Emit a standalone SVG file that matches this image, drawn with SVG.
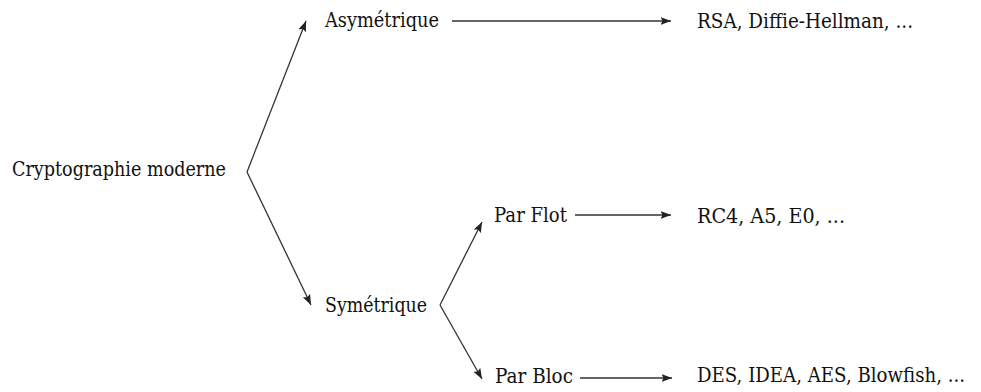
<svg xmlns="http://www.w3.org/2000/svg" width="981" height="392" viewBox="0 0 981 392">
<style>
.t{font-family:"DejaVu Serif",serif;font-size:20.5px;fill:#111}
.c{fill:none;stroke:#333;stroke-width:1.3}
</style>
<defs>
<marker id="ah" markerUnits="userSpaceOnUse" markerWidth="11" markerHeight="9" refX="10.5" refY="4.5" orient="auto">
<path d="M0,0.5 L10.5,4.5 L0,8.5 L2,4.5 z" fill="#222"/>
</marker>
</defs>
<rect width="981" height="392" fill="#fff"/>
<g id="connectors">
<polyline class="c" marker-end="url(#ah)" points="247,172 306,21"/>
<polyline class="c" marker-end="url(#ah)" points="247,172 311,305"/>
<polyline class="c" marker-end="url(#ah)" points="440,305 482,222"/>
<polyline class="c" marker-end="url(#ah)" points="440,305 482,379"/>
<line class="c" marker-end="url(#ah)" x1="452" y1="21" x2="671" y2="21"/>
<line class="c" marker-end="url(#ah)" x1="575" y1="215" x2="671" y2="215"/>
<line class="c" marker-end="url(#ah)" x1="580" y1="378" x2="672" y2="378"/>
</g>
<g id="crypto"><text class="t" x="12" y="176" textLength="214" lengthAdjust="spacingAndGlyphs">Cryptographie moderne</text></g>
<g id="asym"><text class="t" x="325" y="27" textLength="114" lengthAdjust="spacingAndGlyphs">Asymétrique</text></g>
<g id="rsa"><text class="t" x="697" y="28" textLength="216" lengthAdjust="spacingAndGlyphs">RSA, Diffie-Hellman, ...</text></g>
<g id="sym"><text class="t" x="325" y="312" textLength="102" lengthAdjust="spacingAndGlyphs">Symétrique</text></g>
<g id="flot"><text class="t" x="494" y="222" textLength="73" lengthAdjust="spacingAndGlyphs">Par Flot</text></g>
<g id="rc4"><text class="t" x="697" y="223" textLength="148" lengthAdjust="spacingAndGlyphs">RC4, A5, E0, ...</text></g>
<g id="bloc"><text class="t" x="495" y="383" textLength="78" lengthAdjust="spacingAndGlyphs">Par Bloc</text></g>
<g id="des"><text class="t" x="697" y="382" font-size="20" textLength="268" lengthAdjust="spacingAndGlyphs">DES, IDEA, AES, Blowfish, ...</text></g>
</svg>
....
Stated task:
Without including any picture, repeat the data exactly.

Output for this exercise:
Emit a standalone SVG file that matches this image, drawn with SVG.
<svg xmlns="http://www.w3.org/2000/svg" width="981" height="392" viewBox="0 0 981 392">
<style>
.t{font-family:"DejaVu Serif",serif;font-size:20.5px;fill:#111}
.c{fill:none;stroke:#333;stroke-width:1.3}
</style>
<defs>
<marker id="ah" markerUnits="userSpaceOnUse" markerWidth="11" markerHeight="9" refX="10.5" refY="4.5" orient="auto">
<path d="M0,0.5 L10.5,4.5 L0,8.5 L2,4.5 z" fill="#222"/>
</marker>
</defs>
<rect width="981" height="392" fill="#fff"/>
<g id="connectors">
<polyline class="c" marker-end="url(#ah)" points="247,172 306,21"/>
<polyline class="c" marker-end="url(#ah)" points="247,172 311,305"/>
<polyline class="c" marker-end="url(#ah)" points="440,305 482,222"/>
<polyline class="c" marker-end="url(#ah)" points="440,305 482,379"/>
<line class="c" marker-end="url(#ah)" x1="452" y1="21" x2="671" y2="21"/>
<line class="c" marker-end="url(#ah)" x1="575" y1="215" x2="671" y2="215"/>
<line class="c" marker-end="url(#ah)" x1="580" y1="378" x2="672" y2="378"/>
</g>
<g id="crypto"><text class="t" x="12" y="176" textLength="214" lengthAdjust="spacingAndGlyphs">Cryptographie moderne</text></g>
<g id="asym"><text class="t" x="325" y="27" textLength="114" lengthAdjust="spacingAndGlyphs">Asymétrique</text></g>
<g id="rsa"><text class="t" x="697" y="28" textLength="216" lengthAdjust="spacingAndGlyphs">RSA, Diffie-Hellman, ...</text></g>
<g id="sym"><text class="t" x="325" y="312" textLength="102" lengthAdjust="spacingAndGlyphs">Symétrique</text></g>
<g id="flot"><text class="t" x="494" y="222" textLength="73" lengthAdjust="spacingAndGlyphs">Par Flot</text></g>
<g id="rc4"><text class="t" x="697" y="223" textLength="148" lengthAdjust="spacingAndGlyphs">RC4, A5, E0, ...</text></g>
<g id="bloc"><text class="t" x="495" y="383" textLength="78" lengthAdjust="spacingAndGlyphs">Par Bloc</text></g>
<g id="des"><text class="t" x="697" y="382" font-size="20" textLength="268" lengthAdjust="spacingAndGlyphs">DES, IDEA, AES, Blowfish, ...</text></g>
</svg>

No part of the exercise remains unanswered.